TASK DESCRIPTION: Images should be left out, and everything else in the listing reproduced exactly.
******************************
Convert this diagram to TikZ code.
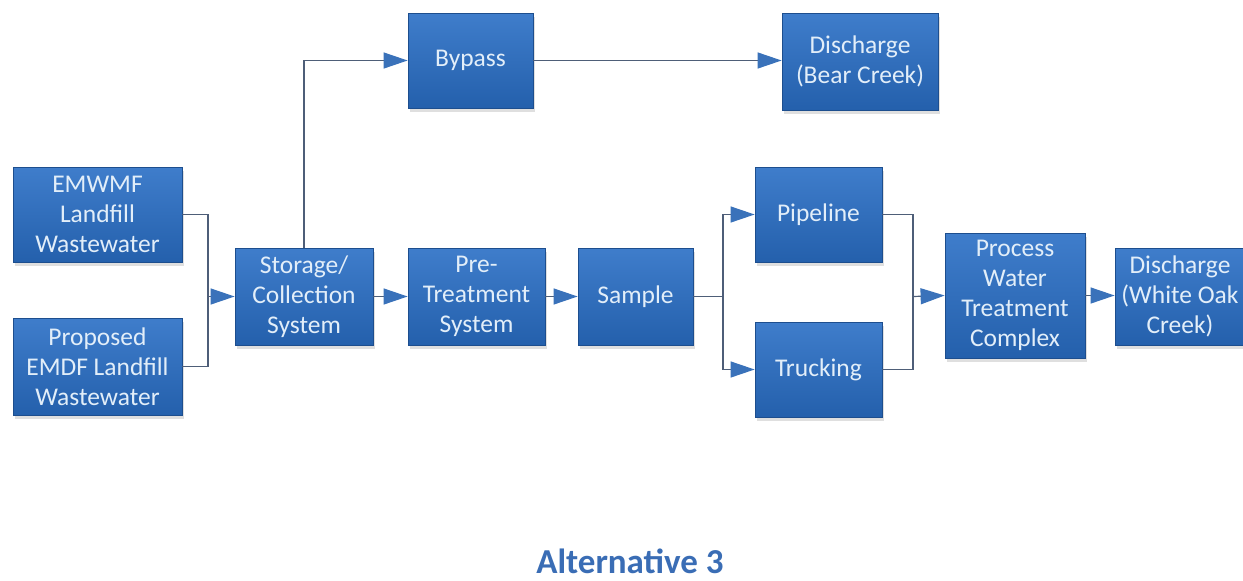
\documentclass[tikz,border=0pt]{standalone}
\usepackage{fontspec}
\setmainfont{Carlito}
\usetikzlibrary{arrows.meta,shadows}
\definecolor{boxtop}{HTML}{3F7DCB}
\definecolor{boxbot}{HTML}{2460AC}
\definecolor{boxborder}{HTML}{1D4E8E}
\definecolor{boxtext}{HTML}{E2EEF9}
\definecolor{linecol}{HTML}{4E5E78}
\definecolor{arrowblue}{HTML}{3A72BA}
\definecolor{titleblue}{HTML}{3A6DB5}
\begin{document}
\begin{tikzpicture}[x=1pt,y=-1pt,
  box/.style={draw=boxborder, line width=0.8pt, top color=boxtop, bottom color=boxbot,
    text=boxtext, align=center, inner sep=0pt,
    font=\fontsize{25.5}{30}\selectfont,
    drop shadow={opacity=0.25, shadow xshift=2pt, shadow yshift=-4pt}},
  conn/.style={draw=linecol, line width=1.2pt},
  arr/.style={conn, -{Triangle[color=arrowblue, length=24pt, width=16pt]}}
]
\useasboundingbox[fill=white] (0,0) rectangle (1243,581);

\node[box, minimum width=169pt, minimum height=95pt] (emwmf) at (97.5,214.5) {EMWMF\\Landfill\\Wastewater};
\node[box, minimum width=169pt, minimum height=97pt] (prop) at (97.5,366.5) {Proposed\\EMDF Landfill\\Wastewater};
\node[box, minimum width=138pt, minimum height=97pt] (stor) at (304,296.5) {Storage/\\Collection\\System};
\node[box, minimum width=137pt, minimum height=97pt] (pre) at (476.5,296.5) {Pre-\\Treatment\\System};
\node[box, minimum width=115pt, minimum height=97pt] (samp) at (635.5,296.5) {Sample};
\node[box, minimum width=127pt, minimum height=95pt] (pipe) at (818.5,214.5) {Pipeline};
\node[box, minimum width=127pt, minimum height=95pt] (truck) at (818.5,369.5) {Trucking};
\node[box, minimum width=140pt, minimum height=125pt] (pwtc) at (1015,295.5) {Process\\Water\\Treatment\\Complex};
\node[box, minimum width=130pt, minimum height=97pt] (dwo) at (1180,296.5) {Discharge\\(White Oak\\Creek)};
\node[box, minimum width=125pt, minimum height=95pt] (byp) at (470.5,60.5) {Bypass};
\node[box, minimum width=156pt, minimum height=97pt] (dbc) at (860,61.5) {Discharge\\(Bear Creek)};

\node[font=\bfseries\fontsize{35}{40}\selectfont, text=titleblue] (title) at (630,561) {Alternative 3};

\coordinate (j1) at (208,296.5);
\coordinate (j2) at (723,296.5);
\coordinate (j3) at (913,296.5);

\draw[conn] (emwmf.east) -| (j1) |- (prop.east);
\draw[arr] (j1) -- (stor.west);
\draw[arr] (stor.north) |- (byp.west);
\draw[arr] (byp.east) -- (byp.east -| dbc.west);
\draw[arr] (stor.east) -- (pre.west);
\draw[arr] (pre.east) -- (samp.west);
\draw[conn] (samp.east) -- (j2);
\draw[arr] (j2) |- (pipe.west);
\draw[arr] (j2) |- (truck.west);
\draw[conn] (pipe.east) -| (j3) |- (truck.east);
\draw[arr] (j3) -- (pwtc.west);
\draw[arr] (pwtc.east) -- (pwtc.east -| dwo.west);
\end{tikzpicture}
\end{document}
******************************
WORKED SOLUTION:
Convert this diagram to TikZ code.
\documentclass[tikz,border=0pt]{standalone}
\usepackage{fontspec}
\setmainfont{Carlito}
\usetikzlibrary{arrows.meta,shadows}
\definecolor{boxtop}{HTML}{3F7DCB}
\definecolor{boxbot}{HTML}{2460AC}
\definecolor{boxborder}{HTML}{1D4E8E}
\definecolor{boxtext}{HTML}{E2EEF9}
\definecolor{linecol}{HTML}{4E5E78}
\definecolor{arrowblue}{HTML}{3A72BA}
\definecolor{titleblue}{HTML}{3A6DB5}
\begin{document}
\begin{tikzpicture}[x=1pt,y=-1pt,
  box/.style={draw=boxborder, line width=0.8pt, top color=boxtop, bottom color=boxbot,
    text=boxtext, align=center, inner sep=0pt,
    font=\fontsize{25.5}{30}\selectfont,
    drop shadow={opacity=0.25, shadow xshift=2pt, shadow yshift=-4pt}},
  conn/.style={draw=linecol, line width=1.2pt},
  arr/.style={conn, -{Triangle[color=arrowblue, length=24pt, width=16pt]}}
]
\useasboundingbox[fill=white] (0,0) rectangle (1243,581);

\node[box, minimum width=169pt, minimum height=95pt] (emwmf) at (97.5,214.5) {EMWMF\\Landfill\\Wastewater};
\node[box, minimum width=169pt, minimum height=97pt] (prop) at (97.5,366.5) {Proposed\\EMDF Landfill\\Wastewater};
\node[box, minimum width=138pt, minimum height=97pt] (stor) at (304,296.5) {Storage/\\Collection\\System};
\node[box, minimum width=137pt, minimum height=97pt] (pre) at (476.5,296.5) {Pre-\\Treatment\\System};
\node[box, minimum width=115pt, minimum height=97pt] (samp) at (635.5,296.5) {Sample};
\node[box, minimum width=127pt, minimum height=95pt] (pipe) at (818.5,214.5) {Pipeline};
\node[box, minimum width=127pt, minimum height=95pt] (truck) at (818.5,369.5) {Trucking};
\node[box, minimum width=140pt, minimum height=125pt] (pwtc) at (1015,295.5) {Process\\Water\\Treatment\\Complex};
\node[box, minimum width=130pt, minimum height=97pt] (dwo) at (1180,296.5) {Discharge\\(White Oak\\Creek)};
\node[box, minimum width=125pt, minimum height=95pt] (byp) at (470.5,60.5) {Bypass};
\node[box, minimum width=156pt, minimum height=97pt] (dbc) at (860,61.5) {Discharge\\(Bear Creek)};

\node[font=\bfseries\fontsize{35}{40}\selectfont, text=titleblue] (title) at (630,561) {Alternative 3};

\coordinate (j1) at (208,296.5);
\coordinate (j2) at (723,296.5);
\coordinate (j3) at (913,296.5);

\draw[conn] (emwmf.east) -| (j1) |- (prop.east);
\draw[arr] (j1) -- (stor.west);
\draw[arr] (stor.north) |- (byp.west);
\draw[arr] (byp.east) -- (byp.east -| dbc.west);
\draw[arr] (stor.east) -- (pre.west);
\draw[arr] (pre.east) -- (samp.west);
\draw[conn] (samp.east) -- (j2);
\draw[arr] (j2) |- (pipe.west);
\draw[arr] (j2) |- (truck.west);
\draw[conn] (pipe.east) -| (j3) |- (truck.east);
\draw[arr] (j3) -- (pwtc.west);
\draw[arr] (pwtc.east) -- (pwtc.east -| dwo.west);
\end{tikzpicture}
\end{document}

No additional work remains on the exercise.